2.4 Designing Research to Co-Create a New Paradigm for a Continuous Flow of Information During Severe Weather

Tuesday, 24 January 2017: 2:15 PM
612 (Washington State Convention Center )
Daphne LaDue, CAPS/Univ. of Oklahoma, Norman, OK; and C. D. Karstens, J. Correia Jr., C. Ling, R. Hoffman, and A. Gerard

The various Testbeds that NOAA has initiated support  a variety of research projects, from R&D for analysis and forecasting support systems, fundamental studies of forecaster reasoning, to highly applied, realistic evaluations of sensor and display systems. For example, a recent project of the Hazardous Weather Testbed in Norman, Oklahoma, dramatically increased the level of realism of the testing environment in the last two years. This particular project tests feasibility of fundamentally changing the severe convective weather warning processes of National Weather Service forecasters, enabled by new software tools and guidance. Prior research had established the potential of the tools and guidance, and the first Prototype Probabilistic Hazard Information (PHI) study involved human factors analyses of tool design and forecaster decision making.
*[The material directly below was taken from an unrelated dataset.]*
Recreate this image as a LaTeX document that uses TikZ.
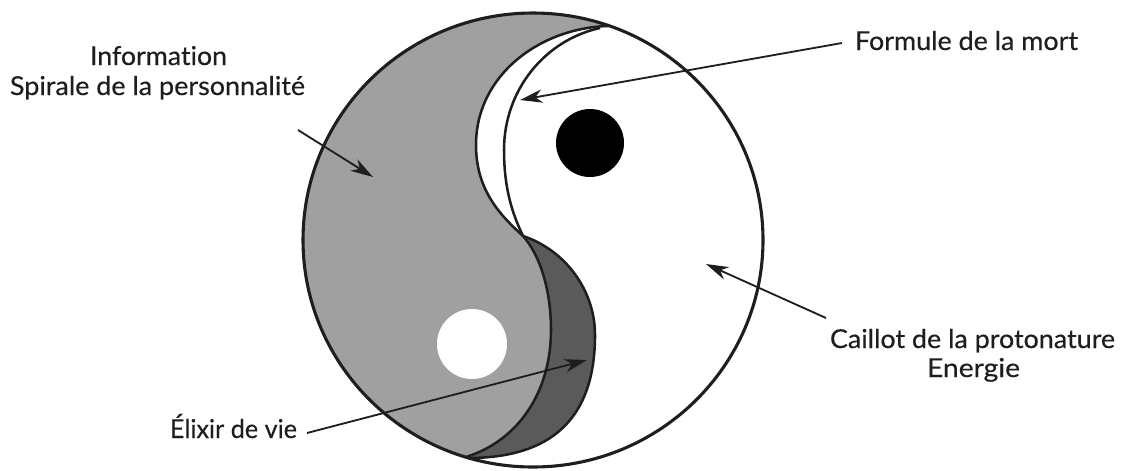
\documentclass[tikz,border=0pt]{standalone}
\usepackage{fontspec}
\setmainfont{Lato}[Ligatures=NoCommon]
\newfontface\lblfont{Lato}[FakeBold=0.35, Ligatures=NoCommon]
\usetikzlibrary{arrows.meta}
\definecolor{lgray}{HTML}{A0A0A0}
\definecolor{dgray}{HTML}{5A5A5A}
\definecolor{ink}{HTML}{1E1E1E}
\newcommand{\fitw}[2]{\resizebox{#1}{\height}{#2}}
\begin{document}
\begin{tikzpicture}[x=0.025cm,y=-0.025cm,
  outline/.style={line width=2.2pt, line join=round, draw=ink},
  inner/.style={line width=1.8pt, line join=round, draw=ink},
  arr/.style={line width=1.3pt, draw=ink, -{Stealth[length=16pt,width=9.5pt,inset=5pt]}},
  lbl/.style={font=\lblfont\fontsize{18.5}{22}\selectfont, text=ink, inner sep=0pt, anchor=base}]
\useasboundingbox (0,0) rectangle (1122,470);
% light gray (yin) region
\fill[lgray] plot[domain=-71:-253, samples=90, variable=\t] ({533+230*cos(\t)},{240+227*sin(\t)})
  -- (466,457) .. controls (520,440) and (551,390) .. (551,330)
  .. controls (551,290) and (540,255) .. (523,236)
  .. controls (500,215) and (476,190) .. (476,145)
  .. controls (476,75) and (540,28) .. (608,26) -- cycle;
% dark crescent
\fill[dgray] (523,236) .. controls (540,255) and (551,290) .. (551,330)
  .. controls (551,390) and (520,440) .. (466,457)
  -- (468,458) .. controls (560,458) and (595,410) .. (595,335)
  .. controls (595,290) and (565,250) .. (523,236) -- cycle;
% outlines
\draw[outline] (533,240) ellipse [x radius=230, y radius=227];
\draw[inner] (608,26) .. controls (540,28) and (476,75) .. (476,145)
  .. controls (476,190) and (500,215) .. (523,236);
\draw[inner] (600,28) .. controls (545,40) and (504,90) .. (504,150)
  .. controls (504,190) and (513,215) .. (523,236);
\draw[inner] (523,236) .. controls (540,255) and (551,290) .. (551,330)
  .. controls (551,390) and (520,440) .. (466,457);
\draw[inner] (523,236) .. controls (565,250) and (595,290) .. (595,335)
  .. controls (595,410) and (560,458) .. (468,458);
% dots
\fill[black] (590,143) circle [radius=34];
\fill[white] (472,344) circle [radius=35];
% labels
\node[lbl] (info1) at (158.5,65) {\fitw{3.425cm}{Information}};
\node[lbl] (info2) at (157.5,95) {\fitw{7.375cm}{Spirale de la personnalité}};
\node[lbl] (mort) at (966.5,50) {\fitw{5.575cm}{Formule de la mort}};
\node[lbl] (caillot1) at (972.5,348) {\fitw{7.125cm}{Caillot de la protonature}};
\node[lbl] (caillot2) at (973.5,377) {\fitw{2.325cm}{Energie}};
\node[lbl] (elixir) at (233.5,438) {\fitw{3.175cm}{Élixir de vie}};
% arrow ends
\coordinate (infoTail) at (298,130);
\coordinate (infoTip) at (373,177);
\coordinate (mortTail) at (842,43);
\coordinate (mortTip) at (520,100);
\coordinate (caillotTail) at (826,318);
\coordinate (caillotTip) at (706,264);
\coordinate (elixirTail) at (307,433);
\coordinate (elixirTip) at (587,360);
\draw[arr] (infoTail) -- (infoTip);
\draw[arr] (mortTail) -- (mortTip);
\draw[arr] (caillotTail) -- (caillotTip);
\draw[arr] (elixirTail) -- (elixirTip);
\end{tikzpicture}
\end{document}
We then expanded the project in 2015 to include emergency managers, and further expanded to the full integrated warning team by involving broadcast meteorologists in 2016. Each stage of the research brought increased complexity, and utilized cases along a wide spectrum of events in order to mimic real world situations in which this paradigm, guidance, and software must work. This design method allowed participants to co-create the emerging vision for a new warning paradigm, and a work system that would meet NOAA's goals in Forecasting a Continuum of Environmental Threats (FACETs). While the method developed and applied in PHI is appropriate for a range of similar research goals, the design of any project should be driven by its particular goals. In this regard, consultation with experienced experimental psychologists can be essential.